I left a care package of Jack Daniel's, pancake mix and porn in your apartment. Merry fucking Christmas.
I was afraid she wouldn't be able keep up but I woke up in a bathtub, she called me a pussy and made me pancakes.
I remember telling you that I think Taylor Swift has stolen my essence. I still think that's true.
My booty call is in the theater watching Deadpool right now. Never though comics would work against me.
Might call you tomorrow on a drunken hate filled rant, or just a normal hate filled rant, either way be ready.
Waxing your own asshole is awkward and difficult at best.
Mass text: dear whatever jerk off who thinks they stole drugs from me. It was birth control. Go fuck yourself. And pray that I don't get pregnant.
Who puts their birth control in a bottle with a smiley face?!
Oh fuck wait
You were sober bartending last night right?
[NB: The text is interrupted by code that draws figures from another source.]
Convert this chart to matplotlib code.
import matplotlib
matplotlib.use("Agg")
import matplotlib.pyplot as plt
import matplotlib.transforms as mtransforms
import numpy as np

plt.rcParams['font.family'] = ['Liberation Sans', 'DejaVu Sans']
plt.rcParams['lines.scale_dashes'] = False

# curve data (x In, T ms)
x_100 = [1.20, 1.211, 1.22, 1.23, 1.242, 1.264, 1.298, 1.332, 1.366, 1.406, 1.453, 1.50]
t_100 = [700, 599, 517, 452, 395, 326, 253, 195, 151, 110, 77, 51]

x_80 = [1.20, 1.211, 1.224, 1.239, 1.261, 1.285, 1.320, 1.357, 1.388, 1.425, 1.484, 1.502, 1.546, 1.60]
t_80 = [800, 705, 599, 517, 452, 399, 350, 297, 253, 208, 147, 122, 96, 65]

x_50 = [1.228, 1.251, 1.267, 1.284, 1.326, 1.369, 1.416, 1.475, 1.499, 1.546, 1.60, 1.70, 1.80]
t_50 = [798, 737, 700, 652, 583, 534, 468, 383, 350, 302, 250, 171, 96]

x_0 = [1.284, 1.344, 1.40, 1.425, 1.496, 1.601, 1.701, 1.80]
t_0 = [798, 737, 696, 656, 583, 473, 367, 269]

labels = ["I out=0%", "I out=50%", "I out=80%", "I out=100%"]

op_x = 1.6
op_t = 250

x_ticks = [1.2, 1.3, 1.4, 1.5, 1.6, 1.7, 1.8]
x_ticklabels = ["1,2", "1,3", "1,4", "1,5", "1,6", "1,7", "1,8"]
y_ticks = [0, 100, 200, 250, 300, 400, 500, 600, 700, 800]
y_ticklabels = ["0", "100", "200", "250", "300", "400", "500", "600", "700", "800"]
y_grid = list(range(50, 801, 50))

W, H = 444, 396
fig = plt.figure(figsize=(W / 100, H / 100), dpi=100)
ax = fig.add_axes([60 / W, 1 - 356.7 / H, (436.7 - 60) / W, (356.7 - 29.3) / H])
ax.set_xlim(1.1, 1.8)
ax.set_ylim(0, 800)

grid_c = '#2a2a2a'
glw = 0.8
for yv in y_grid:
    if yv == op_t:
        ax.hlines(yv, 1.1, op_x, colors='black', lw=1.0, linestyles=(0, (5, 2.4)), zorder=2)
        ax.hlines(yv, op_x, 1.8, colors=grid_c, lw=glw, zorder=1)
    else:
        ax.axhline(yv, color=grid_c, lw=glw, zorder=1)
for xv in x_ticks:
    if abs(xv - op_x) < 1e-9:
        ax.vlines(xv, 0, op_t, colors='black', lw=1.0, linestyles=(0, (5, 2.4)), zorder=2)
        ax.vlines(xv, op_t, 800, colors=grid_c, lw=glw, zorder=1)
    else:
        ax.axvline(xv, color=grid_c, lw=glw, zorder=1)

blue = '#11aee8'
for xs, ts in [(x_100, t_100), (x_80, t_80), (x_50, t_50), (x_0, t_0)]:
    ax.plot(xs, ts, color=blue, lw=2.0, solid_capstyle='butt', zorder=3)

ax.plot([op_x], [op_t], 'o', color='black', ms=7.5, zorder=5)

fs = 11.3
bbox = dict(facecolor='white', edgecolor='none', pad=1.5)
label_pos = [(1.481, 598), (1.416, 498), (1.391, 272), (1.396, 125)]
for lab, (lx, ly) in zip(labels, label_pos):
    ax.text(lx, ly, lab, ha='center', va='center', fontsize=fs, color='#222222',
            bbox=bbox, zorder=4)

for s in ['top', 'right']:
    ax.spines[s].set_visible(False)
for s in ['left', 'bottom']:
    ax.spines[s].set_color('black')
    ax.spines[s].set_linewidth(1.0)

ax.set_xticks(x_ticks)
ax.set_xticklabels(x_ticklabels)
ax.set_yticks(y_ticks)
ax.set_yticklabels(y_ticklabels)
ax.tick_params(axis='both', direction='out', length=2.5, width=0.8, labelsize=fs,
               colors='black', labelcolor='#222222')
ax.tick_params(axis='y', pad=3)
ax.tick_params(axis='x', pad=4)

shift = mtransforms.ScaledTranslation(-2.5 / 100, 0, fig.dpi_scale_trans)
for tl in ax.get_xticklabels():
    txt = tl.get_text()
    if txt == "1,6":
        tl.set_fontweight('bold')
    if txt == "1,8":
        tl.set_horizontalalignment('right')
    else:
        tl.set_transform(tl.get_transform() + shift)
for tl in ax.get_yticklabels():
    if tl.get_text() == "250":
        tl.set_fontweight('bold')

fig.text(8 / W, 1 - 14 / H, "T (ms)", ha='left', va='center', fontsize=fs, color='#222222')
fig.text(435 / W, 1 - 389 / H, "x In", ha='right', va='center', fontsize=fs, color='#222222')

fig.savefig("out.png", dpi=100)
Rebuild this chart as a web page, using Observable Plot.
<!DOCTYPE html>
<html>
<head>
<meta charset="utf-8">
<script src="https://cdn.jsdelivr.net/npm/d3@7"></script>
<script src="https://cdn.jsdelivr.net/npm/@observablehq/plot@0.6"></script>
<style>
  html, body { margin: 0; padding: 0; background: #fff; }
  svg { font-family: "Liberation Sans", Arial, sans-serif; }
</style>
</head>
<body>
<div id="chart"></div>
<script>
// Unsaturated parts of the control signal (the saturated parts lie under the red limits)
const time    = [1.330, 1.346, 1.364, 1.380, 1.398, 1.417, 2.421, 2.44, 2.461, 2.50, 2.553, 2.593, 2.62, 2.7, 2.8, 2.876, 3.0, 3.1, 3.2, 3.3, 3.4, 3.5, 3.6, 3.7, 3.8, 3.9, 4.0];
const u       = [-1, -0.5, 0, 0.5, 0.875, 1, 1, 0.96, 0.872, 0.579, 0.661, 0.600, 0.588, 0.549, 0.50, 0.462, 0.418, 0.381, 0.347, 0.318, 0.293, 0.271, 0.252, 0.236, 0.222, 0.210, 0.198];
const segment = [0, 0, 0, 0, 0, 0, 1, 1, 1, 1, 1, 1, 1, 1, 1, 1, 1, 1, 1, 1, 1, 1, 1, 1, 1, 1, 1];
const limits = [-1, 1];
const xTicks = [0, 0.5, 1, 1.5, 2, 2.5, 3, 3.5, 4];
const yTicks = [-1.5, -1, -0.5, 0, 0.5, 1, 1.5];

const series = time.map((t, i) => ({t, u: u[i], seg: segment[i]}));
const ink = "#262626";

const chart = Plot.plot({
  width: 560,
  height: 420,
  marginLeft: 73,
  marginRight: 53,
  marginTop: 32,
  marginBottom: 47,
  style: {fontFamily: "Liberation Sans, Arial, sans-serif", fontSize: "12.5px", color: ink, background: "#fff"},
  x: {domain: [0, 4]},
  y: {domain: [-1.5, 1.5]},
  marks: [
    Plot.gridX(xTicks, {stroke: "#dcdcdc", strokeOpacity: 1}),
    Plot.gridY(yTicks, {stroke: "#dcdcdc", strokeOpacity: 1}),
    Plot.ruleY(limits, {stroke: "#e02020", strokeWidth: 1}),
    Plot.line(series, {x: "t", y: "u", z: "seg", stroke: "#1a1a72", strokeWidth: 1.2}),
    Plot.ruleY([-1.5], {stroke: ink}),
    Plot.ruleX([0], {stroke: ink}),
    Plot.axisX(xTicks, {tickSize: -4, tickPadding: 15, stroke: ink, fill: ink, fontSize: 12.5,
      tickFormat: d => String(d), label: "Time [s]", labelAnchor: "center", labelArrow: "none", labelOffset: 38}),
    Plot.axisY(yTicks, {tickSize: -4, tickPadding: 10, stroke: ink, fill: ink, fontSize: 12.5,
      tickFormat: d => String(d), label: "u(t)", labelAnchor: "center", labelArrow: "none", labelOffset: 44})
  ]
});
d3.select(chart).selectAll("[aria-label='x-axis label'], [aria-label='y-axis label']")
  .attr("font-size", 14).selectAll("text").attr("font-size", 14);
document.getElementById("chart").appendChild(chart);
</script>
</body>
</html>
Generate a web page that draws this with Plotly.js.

Sorta. I remember you crying, ripping rose petals off the flower stem and slowly sprinkling them behind the bar at me and singing softly
Romantic
So being hungover in an office full of people with hangovers for 9 hours is quite possibly what hell will be like.
The salt made it so good this margarita is touching my soul. I swear I'm not high BUT I want elote in a cup with the insides of a shrimp taco. I think that would make my life complete.